Short exercise
Copy out all the lines exactly. Omit pictures.

Supplied material
---

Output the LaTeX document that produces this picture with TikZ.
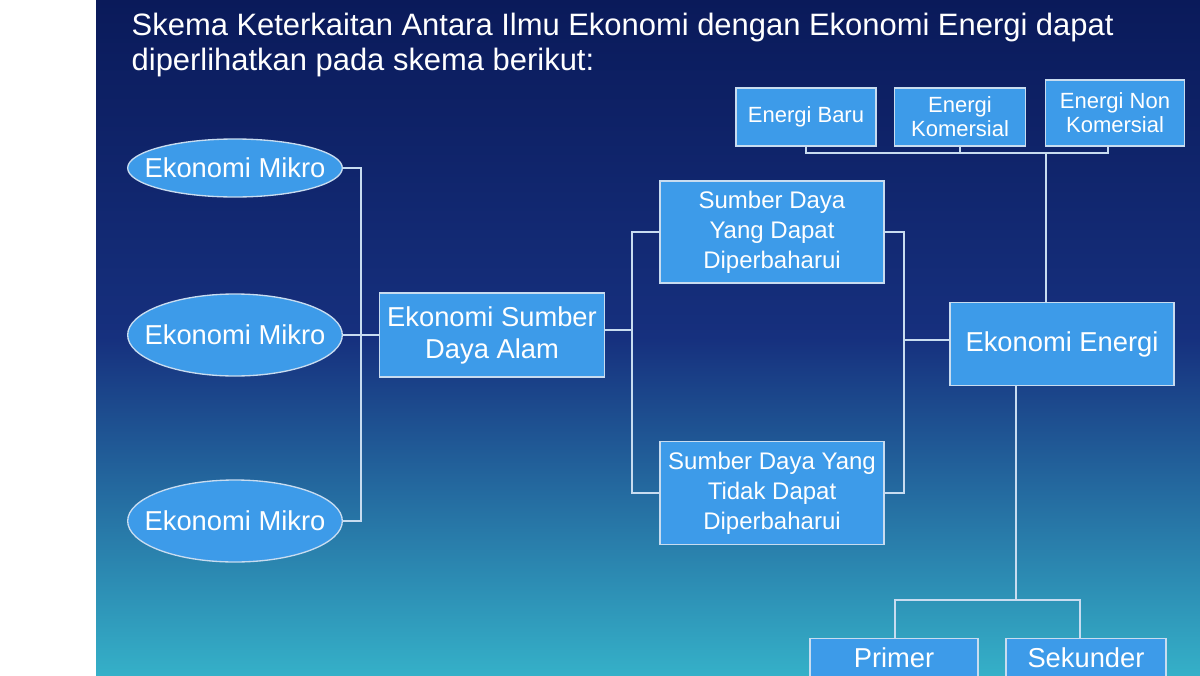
\documentclass[tikz,border=0pt]{standalone}
\usepackage{fontspec}
\setmainfont{Liberation Sans}
\usetikzlibrary{shapes.geometric}
\definecolor{bxfill}{HTML}{3D9BE9}
\definecolor{bxline}{HTML}{C8DCF0}
\definecolor{bgtop}{HTML}{0A1A5A}
\definecolor{bgmid}{HTML}{16307E}
\definecolor{bgbot}{HTML}{35B0C8}
\begin{document}
\begin{tikzpicture}[x=0.75pt,y=-0.75pt,
 bx/.style={draw=bxline,fill=bxfill,line width=1pt,text=white,align=center,inner sep=1pt,font=\fontsize{20.5}{24}\selectfont},
 sm/.style={bx,font=\fontsize{16.5}{18}\selectfont},
 el/.style={bx,ellipse,inner sep=0pt},
 ln/.style={draw=bxline,line width=1pt}]
\useasboundingbox (0,0) rectangle (1200,675);
\fill[white] (0,0) rectangle (96,675);
\shade[top color=bgtop,bottom color=bgbot,middle color=bgmid,shading angle=0] (96,0) rectangle (1200,675);
\node[anchor=north west,text=white,align=left,font=\fontsize{23.2}{26.5}\selectfont] (title) at (127,8) {Skema Keterkaitan Antara Ilmu Ekonomi dengan Ekonomi Energi dapat\\diperlihatkan pada skema berikut:};
\node[el,minimum width=161pt,minimum height=43.5pt] (m1) at (235,168) {\makebox[0pt]{Ekonomi Mikro}};
\node[el,minimum width=161pt,minimum height=61.5pt] (m2) at (235,335) {\makebox[0pt]{Ekonomi Mikro}};
\node[el,minimum width=161pt,minimum height=61.5pt] (m3) at (235,521) {\makebox[0pt]{Ekonomi Mikro}};
\node[bx,minimum width=169pt,minimum height=63pt] (sda) at (492,335) {Ekonomi Sumber\\Daya Alam};
\node[bx,minimum width=168pt,minimum height=76.5pt,font=\fontsize{18}{22.5}\selectfont] (r1) at (772,232) {Sumber Daya\\Yang Dapat\\Diperbaharui};
\node[bx,minimum width=168pt,minimum height=77pt,font=\fontsize{18}{22.5}\selectfont] (r2) at (772,493) {Sumber Daya Yang\\Tidak Dapat\\Diperbaharui};
\node[bx,minimum width=168pt,minimum height=62pt] (ee) at (1062,344) {Ekonomi Energi};
\node[sm,minimum width=105pt,minimum height=43.5pt] (t1) at (806,117) {Energi Baru};
\node[sm,minimum width=98pt,minimum height=43.5pt] (t2) at (960,117) {Energi\\Komersial};
\node[sm,minimum width=104pt,minimum height=49.5pt] (t3) at (1115,113) {Energi Non\\Komersial};
\node[bx,minimum width=126pt,minimum height=28.5pt,anchor=north] (p) at (894,638) {Primer};
\node[bx,minimum width=120pt,minimum height=28.5pt,anchor=north] (s) at (1086,638) {Sekunder};
\coordinate (a) at (361,335);
\coordinate (b) at (632,330);
\coordinate (c) at (904,340);
\coordinate (d) at (1046,153);
\coordinate (e) at (1016,600);
\coordinate (t3b) at (1108,146);
\coordinate (pb) at (895,638);
\coordinate (sb) at (1080,638);
\path[ln] (m1.east) -| (a) |- (m3.east);
\path[ln] (m2.east) -- (sda.west);
\path[ln] (sda.east |- b) -- (b);
\path[ln] (r1.west) -| (b) |- (r2.west);
\path[ln] (r1.east) -| (c) |- (r2.east);
\path[ln,line width=2pt] (c) -- (ee.west |- c);
\path[ln] (ee.north -| d) -- (d);
\path[ln] (806,146) -- (806,153) -- (1108,153) -- (t3b);
\path[ln] (t2.south) -- (960,153);
\path[ln] (ee.south -| e) -- (e);
\path[ln] (pb) -- (895,600) -- (1080,600) -- (sb);
\end{tikzpicture}
\end{document}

---

Complete answer
Output the LaTeX document that produces this picture with TikZ.
\documentclass[tikz,border=0pt]{standalone}
\usepackage{fontspec}
\setmainfont{Liberation Sans}
\usetikzlibrary{shapes.geometric}
\definecolor{bxfill}{HTML}{3D9BE9}
\definecolor{bxline}{HTML}{C8DCF0}
\definecolor{bgtop}{HTML}{0A1A5A}
\definecolor{bgmid}{HTML}{16307E}
\definecolor{bgbot}{HTML}{35B0C8}
\begin{document}
\begin{tikzpicture}[x=0.75pt,y=-0.75pt,
 bx/.style={draw=bxline,fill=bxfill,line width=1pt,text=white,align=center,inner sep=1pt,font=\fontsize{20.5}{24}\selectfont},
 sm/.style={bx,font=\fontsize{16.5}{18}\selectfont},
 el/.style={bx,ellipse,inner sep=0pt},
 ln/.style={draw=bxline,line width=1pt}]
\useasboundingbox (0,0) rectangle (1200,675);
\fill[white] (0,0) rectangle (96,675);
\shade[top color=bgtop,bottom color=bgbot,middle color=bgmid,shading angle=0] (96,0) rectangle (1200,675);
\node[anchor=north west,text=white,align=left,font=\fontsize{23.2}{26.5}\selectfont] (title) at (127,8) {Skema Keterkaitan Antara Ilmu Ekonomi dengan Ekonomi Energi dapat\\diperlihatkan pada skema berikut:};
\node[el,minimum width=161pt,minimum height=43.5pt] (m1) at (235,168) {\makebox[0pt]{Ekonomi Mikro}};
\node[el,minimum width=161pt,minimum height=61.5pt] (m2) at (235,335) {\makebox[0pt]{Ekonomi Mikro}};
\node[el,minimum width=161pt,minimum height=61.5pt] (m3) at (235,521) {\makebox[0pt]{Ekonomi Mikro}};
\node[bx,minimum width=169pt,minimum height=63pt] (sda) at (492,335) {Ekonomi Sumber\\Daya Alam};
\node[bx,minimum width=168pt,minimum height=76.5pt,font=\fontsize{18}{22.5}\selectfont] (r1) at (772,232) {Sumber Daya\\Yang Dapat\\Diperbaharui};
\node[bx,minimum width=168pt,minimum height=77pt,font=\fontsize{18}{22.5}\selectfont] (r2) at (772,493) {Sumber Daya Yang\\Tidak Dapat\\Diperbaharui};
\node[bx,minimum width=168pt,minimum height=62pt] (ee) at (1062,344) {Ekonomi Energi};
\node[sm,minimum width=105pt,minimum height=43.5pt] (t1) at (806,117) {Energi Baru};
\node[sm,minimum width=98pt,minimum height=43.5pt] (t2) at (960,117) {Energi\\Komersial};
\node[sm,minimum width=104pt,minimum height=49.5pt] (t3) at (1115,113) {Energi Non\\Komersial};
\node[bx,minimum width=126pt,minimum height=28.5pt,anchor=north] (p) at (894,638) {Primer};
\node[bx,minimum width=120pt,minimum height=28.5pt,anchor=north] (s) at (1086,638) {Sekunder};
\coordinate (a) at (361,335);
\coordinate (b) at (632,330);
\coordinate (c) at (904,340);
\coordinate (d) at (1046,153);
\coordinate (e) at (1016,600);
\coordinate (t3b) at (1108,146);
\coordinate (pb) at (895,638);
\coordinate (sb) at (1080,638);
\path[ln] (m1.east) -| (a) |- (m3.east);
\path[ln] (m2.east) -- (sda.west);
\path[ln] (sda.east |- b) -- (b);
\path[ln] (r1.west) -| (b) |- (r2.west);
\path[ln] (r1.east) -| (c) |- (r2.east);
\path[ln,line width=2pt] (c) -- (ee.west |- c);
\path[ln] (ee.north -| d) -- (d);
\path[ln] (806,146) -- (806,153) -- (1108,153) -- (t3b);
\path[ln] (t2.south) -- (960,153);
\path[ln] (ee.south -| e) -- (e);
\path[ln] (pb) -- (895,600) -- (1080,600) -- (sb);
\end{tikzpicture}
\end{document}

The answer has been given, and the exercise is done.